MikeF wrote:That relies on you always being in an area where there is a phone signal. Mobile phone coverage is very intermittent in spite of claims made by phone companies - they may claim coverage for 90 something% of population coverage, but it's nothing like 90 something% coverage of land area, which is when a mobile phone is needed.Psamathe wrote:Round my neck I can hear it ring. Can even hear the "e-mail arrived" bing noise (as I need to be contactable 100% of the time for my aged parents and my home phone will e-mail my mobile if my home phone rings (i.e. e-mail "+44 1234 567890 called you" - does not need a voicemail).

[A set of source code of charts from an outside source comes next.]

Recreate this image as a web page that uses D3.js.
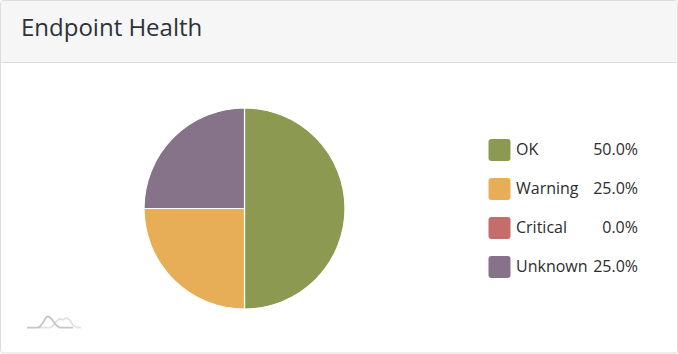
<!DOCTYPE html>
<html>
<head>
<meta charset="utf-8">
<script src="https://cdnjs.cloudflare.com/ajax/libs/d3/7.8.5/d3.min.js"></script>
<style>
	html, body { margin: 0; padding: 0; background: #fff; }
	text { font-family: "Open Sans", sans-serif; }
</style>
</head>
<body>
<div id="wrapper"></div>
<script>
const title = "Endpoint Health";
const categories = ["OK", "Warning", "Critical", "Unknown"];
const shares = [50.0, 25.0, 0.0, 25.0];
const colors = ["#8c9a51", "#e8ad57", "#c56d6b", "#867389"];

const width = 678, height = 354;

const svg = d3.select("#wrapper")
	.append("svg")
	.attr("width", width)
	.attr("height", height)
	.style("display", "block");

// panel and header

svg.append("rect")
	.attr("x", 0.5).attr("y", 0.5)
	.attr("width", width - 1).attr("height", 352.5)
	.attr("rx", 3)
	.attr("fill", "#fff")
	.attr("stroke", "#dddddd");

svg.append("path")
	.attr("d", "M1,62V3.5Q1,1 3.5,1H674.5Q677,1 677,3.5V62Z")
	.attr("fill", "#f6f6f6");

svg.append("line")
	.attr("x1", 1).attr("x2", width - 1)
	.attr("y1", 62.5).attr("y2", 62.5)
	.attr("stroke", "#dddddd");

svg.append("text")
	.attr("x", 21)
	.attr("y", 36)
	.attr("font-size", 24)
	.attr("fill", "#2d323a")
	.text(title);

// pie

const pie = d3.pie().sort(null).value(d => d.share);
const arc = d3.arc().innerRadius(0).outerRadius(100.5);
const slices = categories.map((c, i) => ({ name: c, share: shares[i], color: colors[i] }));

svg.append("g")
	.attr("transform", "translate(244.5,208.5)")
	.selectAll("path")
	.data(pie(slices))
	.join("path")
	.attr("d", arc)
	.attr("fill", d => d.data.color)
	.attr("stroke", "#fff")
	.attr("stroke-width", 1.2);

// legend

const yScale = d3.scalePoint().domain(categories).range([149, 266]);

const rows = svg.append("g")
	.selectAll("g")
	.data(slices)
	.join("g")
	.attr("transform", d => `translate(0,${yScale(d.name)})`);

rows.append("rect")
	.attr("x", 488.5).attr("y", -10)
	.attr("width", 22).attr("height", 22)
	.attr("rx", 3)
	.attr("fill", d => d.color);

rows.append("text")
	.attr("x", 516)
	.attr("y", 6)
	.attr("font-size", 16)
	.attr("fill", "#2d2d2d")
	.text(d => d.name);

rows.append("text")
	.attr("x", 638)
	.attr("y", 6)
	.attr("text-anchor", "end")
	.attr("font-size", 16)
	.attr("fill", "#2d2d2d")
	.text(d => d.share.toFixed(1) + "%");

// small logo bottom left

const logo = svg.append("g").attr("fill", "none").attr("stroke-width", 1.8);
logo.append("path")
	.attr("d", "M38,327.7H50C54,327 56,319 60,319C62,319 63,321.5 65,318.5C68,317 70,320 72,323.5C73,326 75,327.7 81,327.7")
	.attr("stroke", "#e0e0e0");
logo.append("path")
	.attr("d", "M27,327.7H37C43,327.7 44,316.5 48,316.5C52,316.5 54,326 60,327.7H73")
	.attr("stroke", "#c6c6c6");
</script>
</body>
</html>
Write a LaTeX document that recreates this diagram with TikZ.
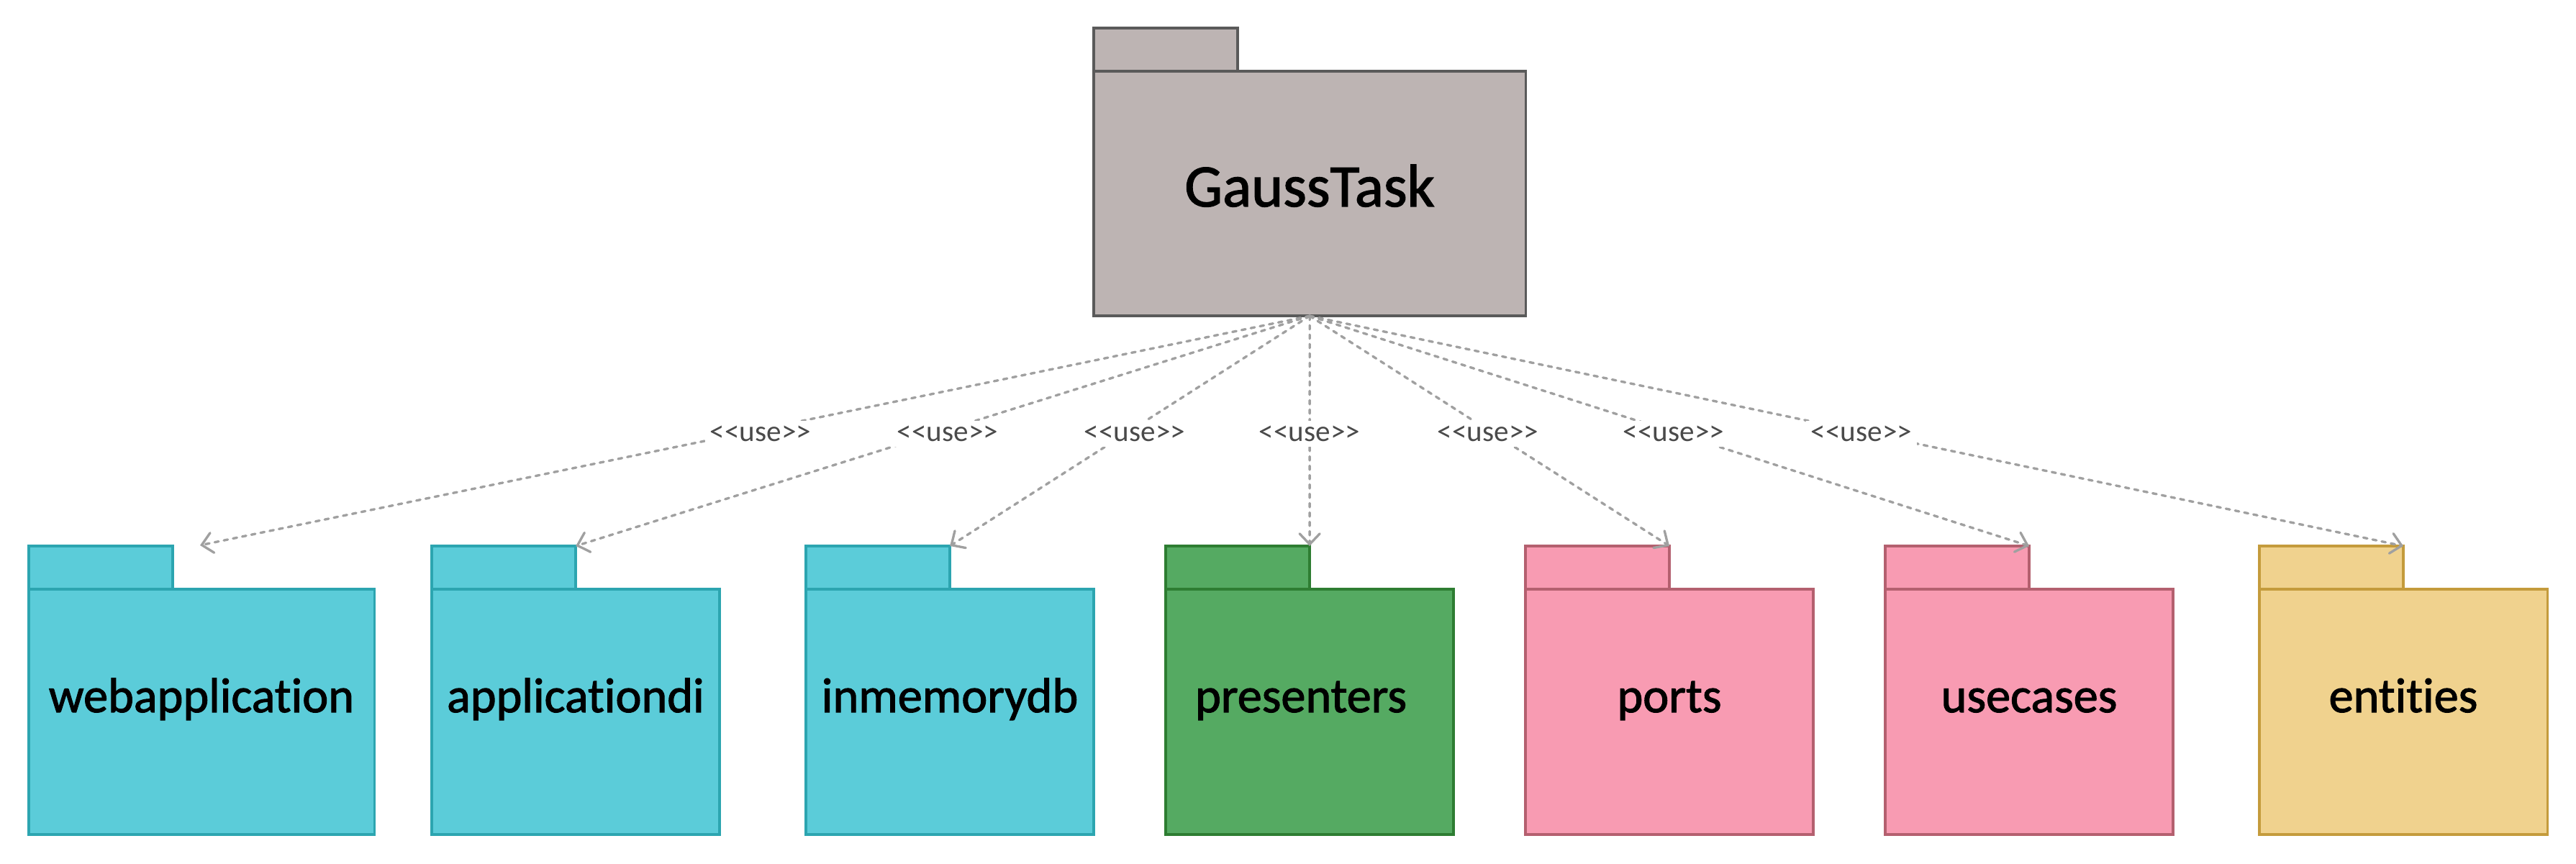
\documentclass[tikz,border=0pt]{standalone}
\usepackage{fontspec}
\setmainfont{Carlito}[Ligatures={NoCommon}]
\newfontfamily\pkgfont{Carlito}[Ligatures={NoCommon},FakeBold=1.6]
\usetikzlibrary{arrows.meta}
\definecolor{gfill}{HTML}{BDB4B3}
\definecolor{gdraw}{HTML}{5A5A5A}
\definecolor{cfill}{HTML}{5BCCD9}
\definecolor{cdraw}{HTML}{2CA5B0}
\definecolor{grfill}{HTML}{55AA62}
\definecolor{grdraw}{HTML}{2E7D32}
\definecolor{pfill}{HTML}{F89BB2}
\definecolor{pdraw}{HTML}{B4606F}
\definecolor{yfill}{HTML}{F0D28E}
\definecolor{ydraw}{HTML}{C49B3C}
\definecolor{arrowgray}{HTML}{A0A0A0}
\definecolor{labelgray}{HTML}{4A4A4A}
\begin{document}
\begin{tikzpicture}[x=0.01cm,y=-0.01cm,
  pkgtab/.style={draw, line width=1pt, minimum width=2cm, minimum height=0.6cm, anchor=north west, inner sep=0pt, outer sep=0pt},
  pkgbody/.style={draw, line width=1pt, minimum height=3.41cm, anchor=north west, inner sep=0pt, outer sep=0pt},
  pkglabel/.style={anchor=base, font=\pkgfont\fontsize{19.4}{21}\selectfont, text=black, inner sep=0pt},
  toplabel/.style={anchor=base, font=\pkgfont\fontsize{23.8}{26}\selectfont, text=black, inner sep=0pt},
  dep/.style={draw=arrowgray, line width=0.95pt, dash pattern=on 1.6pt off 2.1pt, line cap=round,
    -{Straight Barb[length=4.2pt,width=8pt,line cap=round]}},
  uselabel/.style={fill=white, font=\fontsize{11.7}{13}\selectfont, text=labelgray, inner sep=2pt}
]
\useasboundingbox (0,0) rectangle (3580,1201);
\fill[white] (0,0) rectangle (3580,1201);

% top package
\node[pkgtab, fill=gfill, draw=gdraw] (gtab) at (1520,39) {};
\node[pkgbody, fill=gfill, draw=gdraw, minimum width=6cm, minimum height=3.4cm] (gauss) at (1520,99) {};
\node[toplabel] (gausslbl) at (1820,287) {GaussTask};

% bottom packages
\node[pkgtab, fill=cfill, draw=cdraw] (webtab) at (40,759) {};
\node[pkgbody, fill=cfill, draw=cdraw, minimum width=4.8cm] (web) at (40,819) {};
\node[pkglabel] (weblbl) at (280,990) {webapplication};

\node[pkgtab, fill=cfill, draw=cdraw] (aditab) at (600,759) {};
\node[pkgbody, fill=cfill, draw=cdraw, minimum width=4cm] (adi) at (600,819) {};
\node[pkglabel] (adilbl) at (800,990) {applicationdi};

\node[pkgtab, fill=cfill, draw=cdraw] (memtab) at (1120,759) {};
\node[pkgbody, fill=cfill, draw=cdraw, minimum width=4cm] (mem) at (1120,819) {};
\node[pkglabel] (memlbl) at (1320,990) {inmemorydb};

\node[pkgtab, fill=grfill, draw=grdraw] (pretab) at (1620,759) {};
\node[pkgbody, fill=grfill, draw=grdraw, minimum width=4cm] (pre) at (1620,819) {};
\node[pkglabel] (prelbl) at (1808,990) {presenters};

\node[pkgtab, fill=pfill, draw=pdraw] (porttab) at (2120,759) {};
\node[pkgbody, fill=pfill, draw=pdraw, minimum width=4cm] (port) at (2120,819) {};
\node[pkglabel] (portlbl) at (2320,990) {ports};

\node[pkgtab, fill=pfill, draw=pdraw] (usetab) at (2620,759) {};
\node[pkgbody, fill=pfill, draw=pdraw, minimum width=4cm] (usec) at (2620,819) {};
\node[pkglabel] (uselbl) at (2820,990) {usecases};

\node[pkgtab, fill=yfill, draw=ydraw] (enttab) at (3140,759) {};
\node[pkgbody, fill=yfill, draw=ydraw, minimum width=4cm] (ent) at (3140,819) {};
\node[pkglabel] (entlbl) at (3340,990) {entities};

\coordinate (webend) at (278,758);

% dependencies
\draw[dep] (gauss.south) -- (webend);
\draw[dep] (gauss.south) -- (aditab.north east);
\draw[dep] (gauss.south) -- (memtab.north east);
\draw[dep] (gauss.south) -- (pretab.north east);
\draw[dep] (gauss.south) -- (porttab.north east);
\draw[dep] (gauss.south) -- (usetab.north east);
\draw[dep] (gauss.south) -- (enttab.north east);

\node[uselabel] (u1) at (1057,603) {<{}<use>{}>};
\node[uselabel] (u2) at (1317,603) {<{}<use>{}>};
\node[uselabel] (u3) at (1577,603) {<{}<use>{}>};
\node[uselabel] (u4) at (1820,603) {<{}<use>{}>};
\node[uselabel] (u5) at (2068,603) {<{}<use>{}>};
\node[uselabel] (u6) at (2326,603) {<{}<use>{}>};
\node[uselabel] (u7) at (2587,603) {<{}<use>{}>};
\end{tikzpicture}
\end{document}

So I need to stop and check any incoming e-mails, answer calls, etc. (My e-mail routing ensures that non-urgent e-mail don't get routed to my phone).
Ian
I'm in very intermittent mobile coverage where I ride. I need to be contactable so my parents in their 90s can get me urgently (e.g. when one of them has a fall or many other crises that seem to regularly happen). Setting up my home phone to push an e-mail me whenever a missed call happen on home landline (the e-mail containing the caller phone number, if a voice message was left, etc.) means that as soon as I move into any coverage the e-mail arrives. This seems much faster than SMSs which can take a long time to come through in intermittent coverage.
Not always immediate due to coverage but even in diabolical coverage it normally isn't long between glimpses of signal so the email gets through and when it does I'm also in coverage to call back to find out what the problem is (and instruct, call others or abort the ride, etc.)